## What the task requires
Please, without the pictures, retype exactly the lines from the start of the material through the line that holds "Arial, Helvetica, sans-serif';".

## Data section
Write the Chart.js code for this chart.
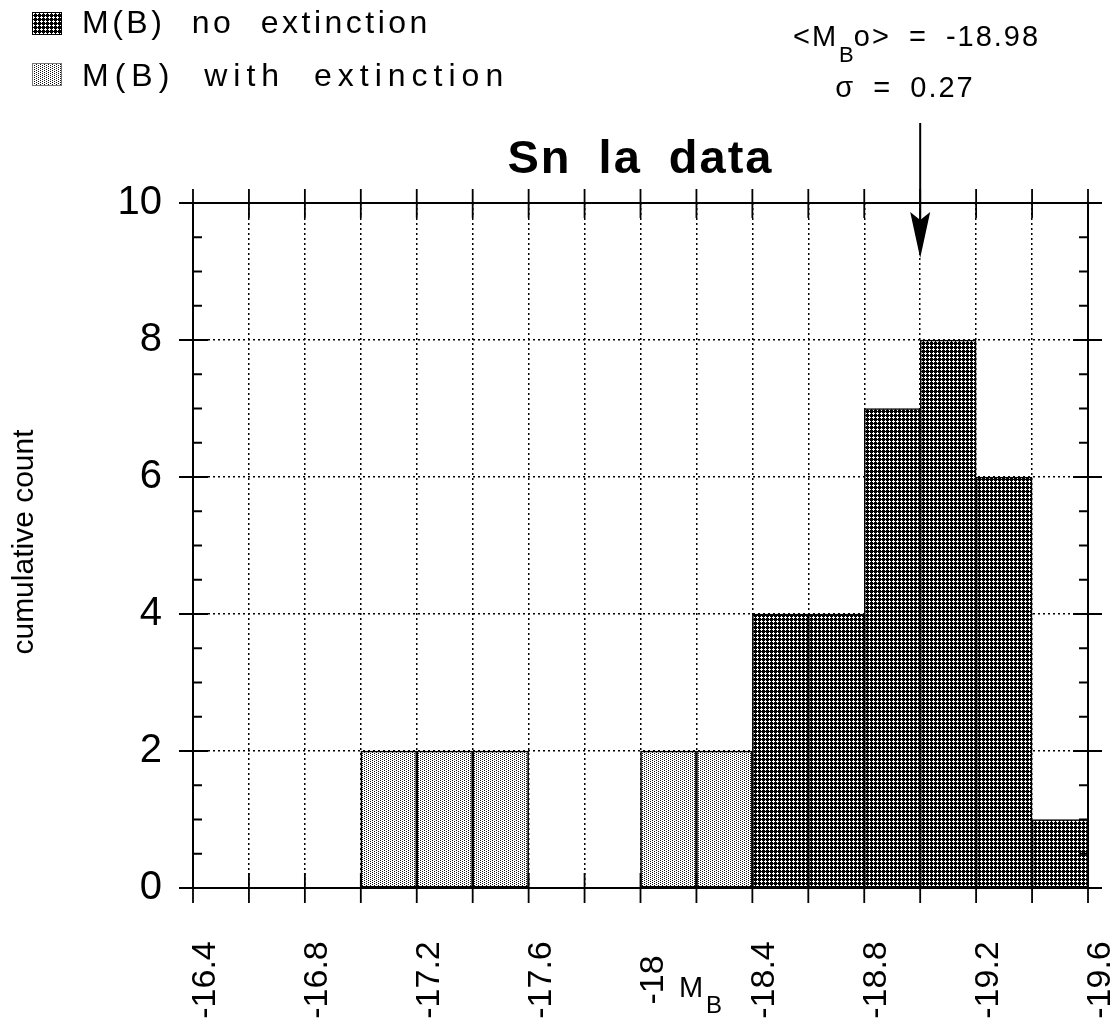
<!DOCTYPE html>
<html lang="en">
<head>
<meta charset="UTF-8">
<title>Sn la data</title>
<style>
  body { margin: 0; background: #fff; }
  #wrap { width: 1116px; height: 1036px; }
</style>
</head>
<body>
<div id="wrap"><canvas id="hist" width="1116" height="1036"></canvas></div>
<script src="https://cdn.jsdelivr.net/npm/chart.js"></script>
<script>
// histogram bins (M_B), 0.2 mag wide, given by their centres
const binCenters = [-16.5, -16.7, -16.9, -17.1, -17.3, -17.5, -17.7, -17.9,
                    -18.1, -18.3, -18.5, -18.7, -18.9, -19.1, -19.3, -19.5];
const noExtinction   = [null, null, null, null, null, null, null, null,
                        null, null, 4, 4, 7, 8, 6, 1];
const withExtinction = [null, null, null, 2, 2, 2, null, null,
                        2, 2, null, null, null, null, null, null];

const seriesLabels = ['M(B) no extinction', 'M(B) with extinction'];

// axes
const xGridValues = [-16.4, -16.6, -16.8, -17.0, -17.2, -17.4, -17.6, -17.8, -18.0,
                     -18.2, -18.4, -18.6, -18.8, -19.0, -19.2, -19.4, -19.6];
const xTickValues = [-16.4, -16.8, -17.2, -17.6, -18.0, -18.4, -18.8, -19.2, -19.6];
const xTickLabels = ['-16.4', '-16.8', '-17.2', '-17.6', '-18', '-18.4', '-18.8', '-19.2', '-19.6'];
const yTickValues = [0, 2, 4, 6, 8, 10];

const chartTitle = 'Sn la data';
const yTitle = 'cumulative count';
const meanValue = '-18.98';
const sigmaValue = '0.27';
const arrowAt = -19.0;

const FONT = '"Liberation Sans", Arial, Helvetica, sans-serif';

function makePattern(bg, dot, pts) {
    const c = document.createElement('canvas');
    c.width = 4; c.height = 4;
    const g = c.getContext('2d');
    g.fillStyle = bg;
    g.fillRect(0, 0, 4, 4);
    g.fillStyle = dot;
    pts.forEach(p => g.fillRect(p[0], p[1], 1, 1));
    return g.createPattern(c, 'repeat');
}

// dark: black with white diamond holes, light: white with black dots
const darkFill = makePattern('#000', '#fff', [[1, 0], [0, 1], [1, 1], [2, 1], [1, 2]]);
const lightFill = makePattern('#fff', '#111', [[0, 0], [2, 1], [0, 2], [2, 3]]);

function spaced(ctx, ls, ws) {
    if ('letterSpacing' in ctx) ctx.letterSpacing = ls + 'px';
    if ('wordSpacing' in ctx) ctx.wordSpacing = ws + 'px';
}

const decorations = {
    id: 'decorations',
    afterDraw(chart) {
        const ctx = chart.ctx;
        const area = chart.chartArea;
        const xs = chart.scales.x;
        const ys = chart.scales.y;
        ctx.save();
        ctx.strokeStyle = '#000';
        ctx.fillStyle = '#000';

        // frame
        ctx.lineWidth = 2;
        ctx.strokeRect(area.left, area.top, area.right - area.left, area.bottom - area.top);

        // crossing ticks on top and bottom
        ctx.lineWidth = 1.8;
        ctx.beginPath();
        xs.ticks.forEach(t => {
            const px = xs.getPixelForValue(t.value);
            ctx.moveTo(px, area.bottom - 15); ctx.lineTo(px, area.bottom + 15);
            ctx.moveTo(px, area.top - 14); ctx.lineTo(px, area.top + 15);
        });
        // left / right ticks
        for (let i = 0; i <= 20; i++) {
            const v = i * 0.5;
            const py = ys.getPixelForValue(v);
            if (i % 4 === 0) {
                ctx.moveTo(area.left - 14, py); ctx.lineTo(area.left + 15, py);
                ctx.moveTo(area.right - 15, py); ctx.lineTo(area.right + 14, py);
            } else {
                ctx.moveTo(area.left, py); ctx.lineTo(area.left + 9, py);
                ctx.moveTo(area.right, py); ctx.lineTo(area.right - 9, py);
            }
        }
        ctx.stroke();

        // x tick labels, rotated
        ctx.font = '34px ' + FONT;
        ctx.textAlign = 'center';
        ctx.textBaseline = 'alphabetic';
        xTickValues.forEach((v, i) => {
            const px = xs.getPixelForValue(v);
            ctx.save();
            ctx.translate(px + 22, 980);
            ctx.rotate(-Math.PI / 2);
            ctx.fillText(xTickLabels[i], 0, 0);
            ctx.restore();
        });

        // x axis title M_B
        ctx.textAlign = 'left';
        ctx.font = '29px ' + FONT;
        ctx.fillText('M', 679, 997);
        ctx.font = '24px ' + FONT;
        ctx.fillText('B', 706, 1013);

        // y axis title
        ctx.save();
        ctx.font = '30px ' + FONT;
        ctx.textAlign = 'center';
        ctx.translate(33, 542);
        ctx.rotate(-Math.PI / 2);
        ctx.fillText(yTitle, 0, 0);
        ctx.restore();

        // chart title
        ctx.save();
        ctx.font = 'bold 47px ' + FONT;
        ctx.textAlign = 'center';
        spaced(ctx, 2, 12);
        ctx.fillText(chartTitle, (area.left + area.right) / 2, 173);
        ctx.restore();

        // legend
        const rows = [{ y: 12, base: 33, ls: 3.5, ws: 14 }, { y: 63, base: 86, ls: 6, ws: 14 }];
        chart.data.datasets.forEach((ds, i) => {
            const r = rows[i];
            ctx.fillStyle = ds.backgroundColor;
            ctx.fillRect(32, r.y, 30, 23);
            ctx.lineWidth = 1;
            ctx.strokeStyle = i === 0 ? '#000' : '#777';
            ctx.strokeRect(32.5, r.y + 0.5, 29, 22);
            ctx.fillStyle = '#000';
            ctx.save();
            ctx.font = '32px ' + FONT;
            ctx.textAlign = 'left';
            spaced(ctx, r.ls, r.ws);
            ctx.fillText(ds.label, 82, r.base);
            ctx.restore();
        });

        // arrow at the mean
        const ax = xs.getPixelForValue(arrowAt);
        ctx.strokeStyle = '#000';
        ctx.lineWidth = 2;
        ctx.beginPath();
        ctx.moveTo(ax, 123); ctx.lineTo(ax, 220);
        ctx.stroke();
        ctx.beginPath();
        ctx.moveTo(ax - 10, 212);
        ctx.lineTo(ax, 220);
        ctx.lineTo(ax + 10, 212);
        ctx.lineTo(ax, 258);
        ctx.closePath();
        ctx.fill();

        // annotation <M_Bo> = -18.98
        ctx.save();
        ctx.textAlign = 'left';
        spaced(ctx, 2, 8);
        let x = 793;
        ctx.font = '29px ' + FONT;
        ctx.fillText('<M', x, 46);
        x += ctx.measureText('<M').width + 1;
        ctx.font = '22px ' + FONT;
        ctx.fillText('B', x, 62);
        x += ctx.measureText('B').width - 2;
        ctx.font = '29px ' + FONT;
        ctx.fillText('o> = ' + meanValue, x, 46);
        ctx.textAlign = 'center';
        ctx.fillText('\u03c3 = ' + sigmaValue, 905, 97);
        ctx.restore();

        ctx.restore();
    }
};

const chart = new Chart(document.getElementById('hist'), {
    type: 'bar',
    data: {
        datasets: [{
            label: seriesLabels[0],
            data: binCenters.map((x, i) => ({ x: x, y: noExtinction[i] })),
            backgroundColor: darkFill,
            borderColor: '#000',
            borderWidth: 1.6,
            borderSkipped: false,
            grouped: false,
            barPercentage: 1,
            categoryPercentage: 1
        }, {
            label: seriesLabels[1],
            data: binCenters.map((x, i) => ({ x: x, y: withExtinction[i] })),
            backgroundColor: lightFill,
            borderColor: '#000',
            borderWidth: 1.6,
            borderSkipped: false,
            grouped: false,
            barPercentage: 1,
            categoryPercentage: 1
        }]
    },
    options: {
        responsive: false,
        animation: false,
        layout: { padding: { top: 203, right: 28, bottom: 0, left: 0 } },
        plugins: {
            legend: { display: false },
            title: { display: false },
            tooltip: { enabled: false }
        },
        scales: {
            x: {
                type: 'linear',
                reverse: true,
                min: -19.6,
                max: -16.4,
                offset: false,
                afterBuildTicks: s => { s.ticks = xGridValues.map(v => ({ value: v })); },
                afterFit: s => { s.height = 148; },
                ticks: { display: false },
                border: { display: false, dash: [2, 3] },
                grid: {
                    offset: false,
                    drawTicks: false,
                    lineWidth: 1.5,
                    color: c => (c.index === 0 || c.index === xGridValues.length - 1) ? 'rgba(0,0,0,0)' : '#000'
                }
            },
            y: {
                min: 0,
                max: 10,
                afterBuildTicks: s => { s.ticks = yTickValues.map(v => ({ value: v })); },
                afterFit: s => { s.width = 193; },
                ticks: {
                    padding: 31,
                    color: '#000',
                    font: { family: FONT, size: 40 },
                    callback: v => String(v)
                },
                border: { display: false, dash: [2, 3] },
                grid: {
                    drawTicks: false,
                    lineWidth: 1.5,
                    color: c => (c.index === 0 || c.index === yTickValues.length - 1) ? 'rgba(0,0,0,0)' : '#000'
                }
            }
        }
    },
    plugins: [decorations]
});
</script>
</body>
</html>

## Answer to the problem
Write the Chart.js code for this chart.
<!DOCTYPE html>
<html lang="en">
<head>
<meta charset="UTF-8">
<title>Sn la data</title>
<style>
  body { margin: 0; background: #fff; }
  #wrap { width: 1116px; height: 1036px; }
</style>
</head>
<body>
<div id="wrap"><canvas id="hist" width="1116" height="1036"></canvas></div>
<script src="https://cdn.jsdelivr.net/npm/chart.js"></script>
<script>
// histogram bins (M_B), 0.2 mag wide, given by their centres
const binCenters = [-16.5, -16.7, -16.9, -17.1, -17.3, -17.5, -17.7, -17.9,
                    -18.1, -18.3, -18.5, -18.7, -18.9, -19.1, -19.3, -19.5];
const noExtinction   = [null, null, null, null, null, null, null, null,
                        null, null, 4, 4, 7, 8, 6, 1];
const withExtinction = [null, null, null, 2, 2, 2, null, null,
                        2, 2, null, null, null, null, null, null];

const seriesLabels = ['M(B) no extinction', 'M(B) with extinction'];

// axes
const xGridValues = [-16.4, -16.6, -16.8, -17.0, -17.2, -17.4, -17.6, -17.8, -18.0,
                     -18.2, -18.4, -18.6, -18.8, -19.0, -19.2, -19.4, -19.6];
const xTickValues = [-16.4, -16.8, -17.2, -17.6, -18.0, -18.4, -18.8, -19.2, -19.6];
const xTickLabels = ['-16.4', '-16.8', '-17.2', '-17.6', '-18', '-18.4', '-18.8', '-19.2', '-19.6'];
const yTickValues = [0, 2, 4, 6, 8, 10];

const chartTitle = 'Sn la data';
const yTitle = 'cumulative count';
const meanValue = '-18.98';
const sigmaValue = '0.27';
const arrowAt = -19.0;

const FONT = '"Liberation Sans", Arial, Helvetica, sans-serif';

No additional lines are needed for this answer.